A book. While my daughter Vera and I were doing research on Cape Lookout, N.C. in the 1910s and ’20s, we found a little known memoir by a big game fisherman who hunted sharks on the North Carolina coast.
The shark hunter was named William E. Young, and his book, published in 1934, is called Shark! Shark! The Thirty-Year Odyssey of a Pioneer Shark Hunter.
Capt. Young usually pursued sharks far from the North Carolina coast, in places like Hawaii, Australia and Somalia. But for a brief time in 1921, he worked for the Ocean Leather Company’s shark factory in Morehead City, N.C.—and his memoir includes fascinating accounts of shark fishing, the factory and the company’s fishermen.
Young’s memoir is full of exciting battles with man-eating sharks and raucous tales of his adventures with the local fishermen.
Most of the shark factory’s fishermen, and maybe all of them, came from the Promise Land, a fishermen’s neighborhood in Morehead City. Led by Capt. Charlie Willis, a legendary figure who once took Teddy Roosevelt on a giant manta ray hunting expedition, they caught dozens of big sharks a day with massive, heavy nets and long lines.
Young even describes how he and Capt. Willis recovered 20 boxes of whiskey thrown overboard by the whiskey boat Adventure when she ran aground and had to lighten her load at Cape Lookout in 1920– a tale that inspired a song that the county’s beloved folklorist/singer (and my cousin), Connie Mason, once called “the Carteret County national anthem.”
Sung to the tune of “The Side Walks of New York,” the song’s chorus goes–
This way, that way, to the Cape they run
Now the coming of the Adventure
put the fishing on the bum.
Some folks lost their religion
They back-slid by the score,
The king lock stopper still stood ace high
When the booze yacht run ashore!
Vera and I enjoyed all of Capt. Young’s exciting tales, but what has really stayed with us most is just a little passage about the shark fishermen’s wives.

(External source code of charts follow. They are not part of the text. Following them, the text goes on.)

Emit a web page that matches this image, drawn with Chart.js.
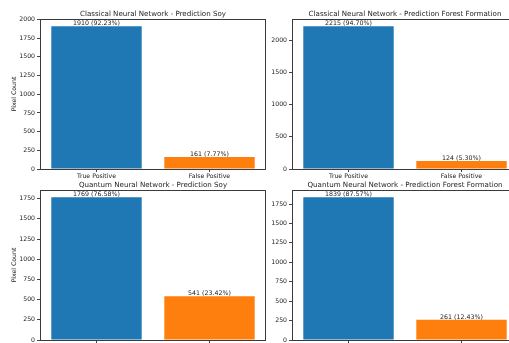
<!DOCTYPE html>
<html><head><meta charset="utf-8">
<script src="https://cdn.jsdelivr.net/npm/chart.js@4"></script>
<style>
html,body{margin:0;padding:0;background:#fff;width:509px;height:343px;overflow:hidden;position:relative;}
canvas{position:absolute;}
</style></head><body>
<canvas id="c0" width="267" height="185" style="left:0;top:0"></canvas>
<canvas id="c1" width="267" height="185" style="left:252px;top:0"></canvas>
<canvas id="c2" width="267" height="185" style="left:0;top:171px"></canvas>
<canvas id="c3" width="267" height="185" style="left:252px;top:171px"></canvas>
<script>
const categories = ["True Positive", "False Positive"];
const titles = [
  "Classical Neural Network - Prediction Soy",
  "Classical Neural Network - Prediction Forest Formation",
  "Quantum Neural Network - Prediction Soy",
  "Quantum Neural Network - Prediction Forest Formation"
];
const classicalSoy = [1910, 161];
const classicalForest = [2215, 124];
const quantumSoy = [1769, 541];
const quantumForest = [1839, 261];
const tickSteps = [250, 500, 250, 250];
const yTitles = ["Pixel Count", "", "Pixel Count", ""];
const barColors = ["#1f77b4", "#ff7f0e"];

const FONT = "'DejaVu Sans', sans-serif";
const series = [classicalSoy, classicalForest, quantumSoy, quantumForest];

const framePlugin = {
  id: 'frame',
  afterDatasetsDraw(chart) {
    const a = chart.chartArea, ctx = chart.ctx;
    ctx.save();
    ctx.strokeStyle = '#3a3a3a';
    ctx.lineWidth = 1;
    ctx.strokeRect(Math.round(a.left) + 0.5, Math.round(a.top) + 0.5,
                   Math.round(a.right - a.left) - 1, Math.round(a.bottom - a.top));
    ctx.restore();
  }
};
const axTitlePlugin = {
  id: 'axTitle',
  afterDraw(chart, args, opts) {
    const a = chart.chartArea, ctx = chart.ctx;
    ctx.save();
    ctx.font = "7.1px " + FONT;
    ctx.fillStyle = '#222';
    ctx.textAlign = 'center';
    ctx.textBaseline = 'middle';
    ctx.fillText(opts.text, (a.left + a.right) / 2, a.top - 5);
    ctx.restore();
  }
};
const labelPlugin = {
  id: 'barLabels',
  afterDatasetsDraw(chart) {
    const ctx = chart.ctx;
    const data = chart.data.datasets[0].data;
    const total = data.reduce((s, v) => s + v, 0);
    const meta = chart.getDatasetMeta(0);
    ctx.save();
    ctx.font = "6.3px " + FONT;
    ctx.fillStyle = '#222';
    ctx.textAlign = 'center';
    ctx.textBaseline = 'bottom';
    meta.data.forEach((bar, i) => {
      const v = data[i];
      ctx.fillText(v + " (" + (v / total * 100).toFixed(2) + "%)", bar.x, bar.y + 0.5);
    });
    ctx.restore();
  }
};

series.forEach((vals, k) => {
  const maxV = Math.max(...vals) * 1.05;
  const step = tickSteps[k];
  new Chart(document.getElementById('c' + k), {
    type: 'bar',
    data: {
      labels: categories,
      datasets: [{ data: vals, backgroundColor: barColors, borderWidth: 0,
                   barPercentage: 0.8, categoryPercentage: 1.0 }]
    },
    options: {
      responsive: false, animation: false, devicePixelRatio: 1,
      layout: { padding: { left: 0, right: 1, top: 19, bottom: 0 } },
      plugins: {
        legend: { display: false }, tooltip: { enabled: false },
        title: { display: false },
        axTitle: { text: titles[k] }
      },
      scales: {
        x: {
          grid: { display: true, drawOnChartArea: false, drawTicks: true, tickLength: 3,
                  color: '#444', offset: false },
          border: { display: false },
          ticks: { color: '#222', font: { family: FONT, size: 6.2 }, padding: 1,
                   maxRotation: 0, autoSkip: false },
          afterFit(s) { s.height = 16; }
        },
        y: {
          min: 0, max: maxV,
          grid: { display: true, drawOnChartArea: false, drawTicks: true, tickLength: 3,
                  color: '#444' },
          border: { display: false },
          ticks: { color: '#222', font: { family: FONT, size: 6.2 }, padding: 2,
                   autoSkip: false, callback: v => String(v) },
          afterBuildTicks(s) {
            const t = [];
            for (let v = 0; v <= maxV; v += step) t.push({ value: v });
            s.ticks = t;
          },
          title: { display: yTitles[k] !== "", text: yTitles[k], color: '#222',
                   font: { family: FONT, size: 6.2 }, padding: { top: 11, bottom: 0 } },
          afterFit(s) { s.width = 40; }
        }
      }
    },
    plugins: [framePlugin, labelPlugin, axTitlePlugin]
  });
});
</script>
</body></html>
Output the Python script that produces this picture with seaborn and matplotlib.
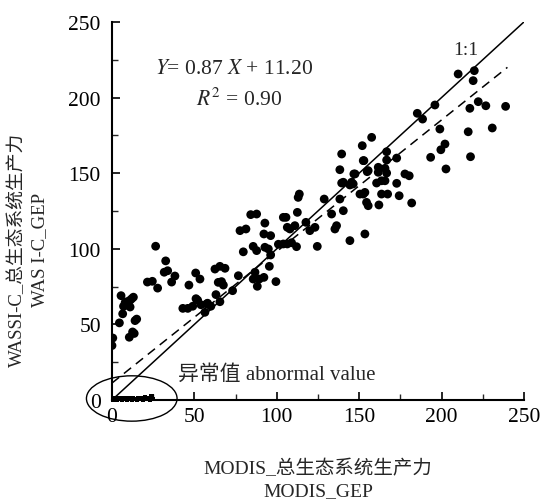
import pandas as pd
import seaborn as sns
import matplotlib.pyplot as plt
from matplotlib.patches import Ellipse
from matplotlib.ticker import MultipleLocator

# MODIS GEP (x) vs WASSI-C GEP (y)
modis_gep = [
    0, 0.5, 4.5, 5.5, 6.5, 7, 8, 9, 10, 11, 12, 13, 13.5, 14, 15, 10.5, 12.5, 11,
    21.5, 24.5, 27.7, 26.5, 31.7, 33.8, 32.6, 36.2, 38.2,
    43, 46, 46.7, 50.8, 53.4, 49, 52, 51, 54, 56.4, 57.4, 58, 60, 62.5, 63.1, 64.5,
    65.5, 65.5, 66.5, 67.6, 68.6, 73.2, 76.7,
    79.7, 77.7, 81.3, 84.2, 87.8, 85.7, 87.8, 92.8, 94.9, 96.3, 95.5, 99.5, 88.2,
    92.2, 86.8, 85.7, 89.4, 92.8, 92.2, 96.3,
    104, 105.6, 106.4, 108, 111, 112.5, 113.7, 113, 117.7, 120.1, 123.2, 104, 106.4,
    112, 124.6, 128.8, 101, 109,
    133.3, 136.3, 135.3, 138.3, 138.3, 139.4, 139.4, 140.4, 140.4, 144.4, 145.4,
    146.4, 147.5, 144.4, 150.5, 152.5, 152.5, 153.5, 153.5, 154.5, 155.5, 155.5,
    151.9, 157.6, 152.9, 146.8, 154.9,
    160.6, 163.6, 165.7, 161.6, 161.6, 165.7, 166.7, 166.7, 166.7, 172.8, 172.8,
    177.8, 180.4, 163.6, 167.3, 174.3, 162, 181.9,
    185.3, 188.5, 193.4, 196, 199, 199.6, 202.1, 202.7, 210.1, 219.9, 219.2, 216.2,
    217.2, 217.6, 222.3, 226.9, 230.8, 238.9,
]
wassi_gep = [
    36, 41, 51, 69, 57, 62, 64.5, 65, 62.5, 61.5, 67, 68, 44, 52.5, 53.5, 41.5, 45, 66,
    78, 78.5, 74, 101.7, 84.5, 85.5, 92, 78, 82,
    60.6, 60.6, 76, 84, 80, 62, 66, 67, 63, 58, 63.5, 64, 62, 86.6, 69.7, 77.8,
    88.4, 65, 78.3, 76, 87.1, 72.3, 82.2,
    98, 112, 113.1, 122.6, 123, 101.6, 98.8, 101, 99.9, 95.9, 88.4, 78.3, 75.2,
    81.1, 84.5, 80, 80, 117, 109.8, 108.7,
    120.8, 120.8, 114.2, 113.1, 115.3, 124.1, 136.2, 134, 117.5, 112, 114.2, 103.2, 103.2,
    101.4, 101.6, 132.9, 103, 104,
    123, 115.3, 113.1, 132.9, 152.3, 162.7, 143.5, 144, 125.2, 142.2, 144,
    142.9, 149.5, 105.4, 136.2, 136.2, 158.3, 137.3, 109.8, 130.7, 128.5, 151.7,
    168.2, 173.7, 158.3, 149.5, 151,
    143.5, 145, 145, 153.9, 150.6, 153.2, 150.1, 164.2, 158.7, 160, 143.3,
    149.5, 148.3, 136.2, 136.2, 135.1, 129, 130.3,
    189.6, 185.8, 160.5, 195.1, 179.2, 165.5, 169.3, 152.8, 215.6, 217.8, 211.2, 177.4,
    192.9, 160.9, 197.3, 194.6, 179.9, 194.2,
]

# abnormal values along the x axis
abn_modis = [0.5, 1, 2, 3, 4, 5, 6, 7, 8, 9, 10, 11, 12, 13, 14, 15, 16, 17,
             18, 19, 20, 21, 22, 23, 24, 25]
abn_wassi = [0, 0.5, 1, 0, 1, 0.5, 0, 1.5, 0.5, 0, 1, 0.5, 0, 1, 0.5, 0, 1.5,
             0.5, 1, 0, 2, 0.5, 1.5, 0, 2.5, 0.5]

slope, intercept, r2 = 0.87, 11.20, 0.90

df = pd.DataFrame({'MODIS': modis_gep, 'WASSI': wassi_gep})
df_abn = pd.DataFrame({'MODIS': abn_modis, 'WASSI': abn_wassi})

sns.set_style('ticks')
plt.rcParams['font.family'] = ['Liberation Serif', 'Noto Sans CJK SC']
plt.rcParams['mathtext.fontset'] = 'stix'

fig = plt.figure(figsize=(5.42, 5.02), dpi=100)
ax = fig.add_axes([0.2066, 0.2012, 0.76, 0.753])

sns.scatterplot(x='MODIS', y='WASSI', data=df, color='black', s=40,
                edgecolor='none', ax=ax)
sns.scatterplot(x='MODIS', y='WASSI', data=df_abn, color='black', s=9,
                marker='s', edgecolor='none', ax=ax, clip_on=False)

# 1:1 line and fitted line
ax.plot([0, 250], [0, 250], color='black', lw=1.1)
ax.plot([0, 240], [intercept, slope * 240 + intercept], color='black',
        lw=1.1, ls=(0, (6, 4)))

ax.add_patch(Ellipse((12, 1), 55, 30, fill=False, lw=1.0, color='black',
                     clip_on=False))

ax.text(215, 232, '1:1', fontsize=14, ha='center', va='center')
ax.text(74, 219, f'$Y$= {slope:.2f} $X$ + {intercept:.2f}', fontsize=15.5,
        ha='center', va='center')
ax.text(77, 199.5, f'$R^2$ = {r2:.2f}', fontsize=15.5, ha='center', va='center')
ax.text(40, 17, '异常值 abnormal value', fontsize=15, ha='left', va='center')

ax.set_xlim(0, 250)
ax.set_ylim(0, 250)
ax.set_xticks([0, 50, 100, 150, 200, 250])
ax.set_yticks([0, 50, 100, 150, 200, 250])
ax.xaxis.set_minor_locator(MultipleLocator(25))
ax.yaxis.set_minor_locator(MultipleLocator(25))
ax.tick_params(which='major', direction='in', length=6, width=1.2, labelsize=15.5,
               colors='black')
ax.tick_params(axis='x', which='major', pad=5)
ax.tick_params(axis='y', which='major', pad=8)
ax.tick_params(which='minor', direction='in', length=4, width=1.0)
for side in ['top', 'right']:
    ax.spines[side].set_visible(False)
for side in ['left', 'bottom']:
    ax.spines[side].set_linewidth(1.5)
    ax.spines[side].set_color('black')

ax.set_xlabel('MODIS_总生态系统生产力\nMODIS_GEP', fontsize=14, linespacing=1.4)
ax.set_ylabel('WASSI-C_总生态系统生产力\nWAS I-C_GEP', fontsize=13.5,
              linespacing=1.4)
ax.xaxis.set_label_coords(0.5, -0.155)
ax.yaxis.set_label_coords(-0.155, 0.40)

fig.savefig('out.png', dpi=100)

According to Young, the fishermen’s wives used to come down to the shore when the factory workers disposed of the shark carcasses, after they had taken the skins for leather and the livers for oil.
He describes how the women waded into the shallows next to the factory, which was on Bogue Sound, in the western part of Morehead City, down near where the community college is now.
In those shallows, great masses of blue crabs gathered to dine on what was left of the sharks. The women stepped into the water with dip nets and caught all the crabs they could.
They carried the crabs home and used them as fertilizer in their corn patches, one crab for every stalk of corn.
Shark fishing was a new thing then, pursued by only a small group of fishermen working for a firm based in New Jersey— but that scene, those women burying crabs in their gardens, we thought that was special.
Like Capt. Willis, those women came from the Promise Land. Most had been born and raised on Shackleford Banks, a remote island where fishing, whaling and boat building families lived until a series of devastating hurricanes drove them away around the turn of the century.
Many had moved across the sound and settled in the Promise Land.
Laying the crabs in their fields must have been something the women did back on the island, a way to make those sandy soils give them sustenance. Maybe it was something their ancestors had done for generations.
Shark fishing and booze yachts, Vera and I thought, were all well and good, but those women burying crabs in their plots of corn, that, we thought, was a glimpse at what life was really like.